begin COLLECTED DATA

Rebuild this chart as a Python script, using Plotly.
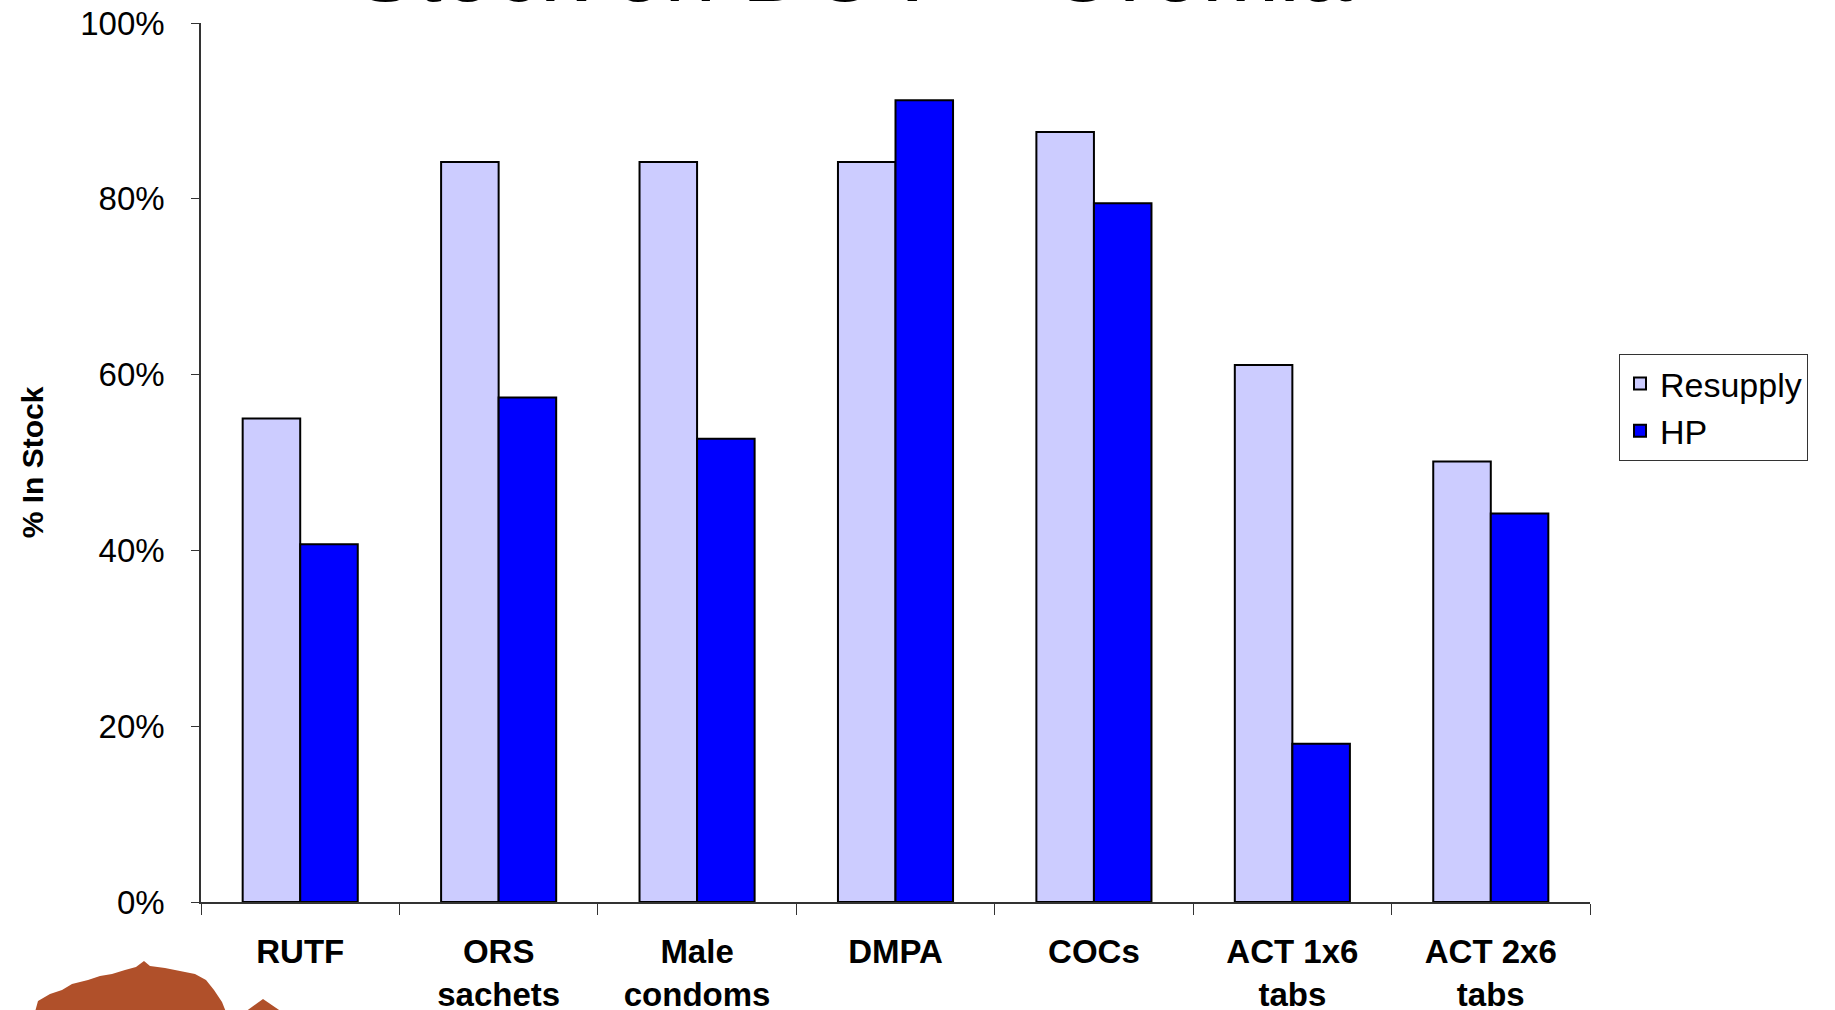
import plotly.graph_objects as go

# Stock availability on day of visit, by product
categories = ["RUTF", "ORS<br>sachets", "Male<br>condoms", "DMPA", "COCs",
              "ACT 1x6<br>tabs", "ACT 2x6<br>tabs"]
resupply = [0.55, 0.842, 0.842, 0.842, 0.876, 0.611, 0.501]
hp = [0.407, 0.574, 0.527, 0.912, 0.795, 0.180, 0.442]
y_ticks = [0, 0.2, 0.4, 0.6, 0.8, 1.0]
y_tick_text = ["0%", "20%", "40%", "60%", "80%", "100%"]

W, H = 1835, 1010
L, R, T, B = 201, 245, 23, 108
PW, PH = W - L - R, H - T - B


def px(x):
    return (x - L) / PW


def py(y):
    return (H - B - y) / PH


fig = go.Figure()
fig.add_trace(go.Bar(
    x=categories, y=resupply, name="Resupply",
    marker=dict(color="#CCCCFF", line=dict(color="#000000", width=2)),
))
fig.add_trace(go.Bar(
    x=categories, y=hp, name="HP",
    marker=dict(color="#0000FF", line=dict(color="#000000", width=2)),
))

font_family = "Liberation Sans, Arial, sans-serif"

fig.update_layout(
    width=W, height=H,
    margin=dict(l=L, r=R, t=T, b=B, autoexpand=False),
    paper_bgcolor="white", plot_bgcolor="white",
    barmode="group", bargap=0.42, bargroupgap=0,
    font=dict(family=font_family, color="#000000"),
    showlegend=True,
    legend=dict(
        x=px(1619), y=py(354), xanchor="left", yanchor="top",
        bordercolor="#333333", borderwidth=1, bgcolor="white",
        font=dict(size=34, family=font_family),
        tracegroupgap=2,
    ),
    xaxis=dict(
        showline=True, linecolor="#333333", linewidth=1.5,
        ticks="outside", ticklen=11, tickcolor="#333333",
        tickson="boundaries", showgrid=False,
        tickfont=dict(size=33, family=font_family, weight="bold"),
        ticklabelstandoff=20,
    ),
    yaxis=dict(
        range=[0, 1], tickvals=y_ticks, ticktext=y_tick_text,
        showline=True, linecolor="#333333", linewidth=1.5,
        ticks="outside", ticklen=8, tickcolor="#333333",
        showgrid=False, zeroline=False,
        tickfont=dict(size=33, family=font_family),
        ticklabelstandoff=20,
        title=dict(text="<b>% In Stock</b>", standoff=28,
                   font=dict(size=30, family=font_family)),
    ),
)

# Slide title running off the top edge
fig.add_annotation(
    text="Stock on DOV \u2013 Oromia", x=px(853), y=py(23),
    xref="paper", yref="paper", xanchor="center", yanchor="bottom",
    showarrow=False, font=dict(size=93, family=font_family, color="#000000"),
)

# Acacia tree emblem at the lower left
canopy = [(35, 1012), (38, 1001), (50, 994), (62, 990), (72, 984), (88, 980),
          (100, 976), (112, 974), (125, 970), (136, 967), (144, 961),
          (150, 966), (165, 968), (180, 971), (195, 974), (206, 980),
          (214, 990), (222, 1002), (226, 1012)]
roof = [(245, 1012), (263, 999), (282, 1012)]
for poly in (canopy, roof):
    path = "M " + " L ".join(f"{px(a):.5f},{py(b):.5f}" for a, b in poly) + " Z"
    fig.add_shape(type="path", path=path, xref="paper", yref="paper",
                  fillcolor="#B0502A", line=dict(width=0), layer="above")

fig.write_html("out.html")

end COLLECTED DATA

__GOAL__:
Retype everything in the material word for word, minus pictures.

__EXERCISE RESPONSE__:
Rebuild this chart as a Python script, using Plotly.
import plotly.graph_objects as go

# Stock availability on day of visit, by product
categories = ["RUTF", "ORS<br>sachets", "Male<br>condoms", "DMPA", "COCs",
              "ACT 1x6<br>tabs", "ACT 2x6<br>tabs"]
resupply = [0.55, 0.842, 0.842, 0.842, 0.876, 0.611, 0.501]
hp = [0.407, 0.574, 0.527, 0.912, 0.795, 0.180, 0.442]
y_ticks = [0, 0.2, 0.4, 0.6, 0.8, 1.0]
y_tick_text = ["0%", "20%", "40%", "60%", "80%", "100%"]

W, H = 1835, 1010
L, R, T, B = 201, 245, 23, 108
PW, PH = W - L - R, H - T - B


def px(x):
    return (x - L) / PW


def py(y):
    return (H - B - y) / PH


fig = go.Figure()
fig.add_trace(go.Bar(
    x=categories, y=resupply, name="Resupply",
    marker=dict(color="#CCCCFF", line=dict(color="#000000", width=2)),
))
fig.add_trace(go.Bar(
    x=categories, y=hp, name="HP",
    marker=dict(color="#0000FF", line=dict(color="#000000", width=2)),
))

font_family = "Liberation Sans, Arial, sans-serif"

fig.update_layout(
    width=W, height=H,
    margin=dict(l=L, r=R, t=T, b=B, autoexpand=False),
    paper_bgcolor="white", plot_bgcolor="white",
    barmode="group", bargap=0.42, bargroupgap=0,
    font=dict(family=font_family, color="#000000"),
    showlegend=True,
    legend=dict(
        x=px(1619), y=py(354), xanchor="left", yanchor="top",
        bordercolor="#333333", borderwidth=1, bgcolor="white",
        font=dict(size=34, family=font_family),
        tracegroupgap=2,
    ),
    xaxis=dict(
        showline=True, linecolor="#333333", linewidth=1.5,
        ticks="outside", ticklen=11, tickcolor="#333333",
        tickson="boundaries", showgrid=False,
        tickfont=dict(size=33, family=font_family, weight="bold"),
        ticklabelstandoff=20,
    ),
    yaxis=dict(
        range=[0, 1], tickvals=y_ticks, ticktext=y_tick_text,
        showline=True, linecolor="#333333", linewidth=1.5,
        ticks="outside", ticklen=8, tickcolor="#333333",
        showgrid=False, zeroline=False,
        tickfont=dict(size=33, family=font_family),
        ticklabelstandoff=20,
        title=dict(text="<b>% In Stock</b>", standoff=28,
                   font=dict(size=30, family=font_family)),
    ),
)

# Slide title running off the top edge
fig.add_annotation(
    text="Stock on DOV \u2013 Oromia", x=px(853), y=py(23),
    xref="paper", yref="paper", xanchor="center", yanchor="bottom",
    showarrow=False, font=dict(size=93, family=font_family, color="#000000"),
)

# Acacia tree emblem at the lower left
canopy = [(35, 1012), (38, 1001), (50, 994), (62, 990), (72, 984), (88, 980),
          (100, 976), (112, 974), (125, 970), (136, 967), (144, 961),
          (150, 966), (165, 968), (180, 971), (195, 974), (206, 980),
          (214, 990), (222, 1002), (226, 1012)]
roof = [(245, 1012), (263, 999), (282, 1012)]
for poly in (canopy, roof):
    path = "M " + " L ".join(f"{px(a):.5f},{py(b):.5f}" for a, b in poly) + " Z"
    fig.add_shape(type="path", path=path, xref="paper", yref="paper",
                  fillcolor="#B0502A", line=dict(width=0), layer="above")

fig.write_html("out.html")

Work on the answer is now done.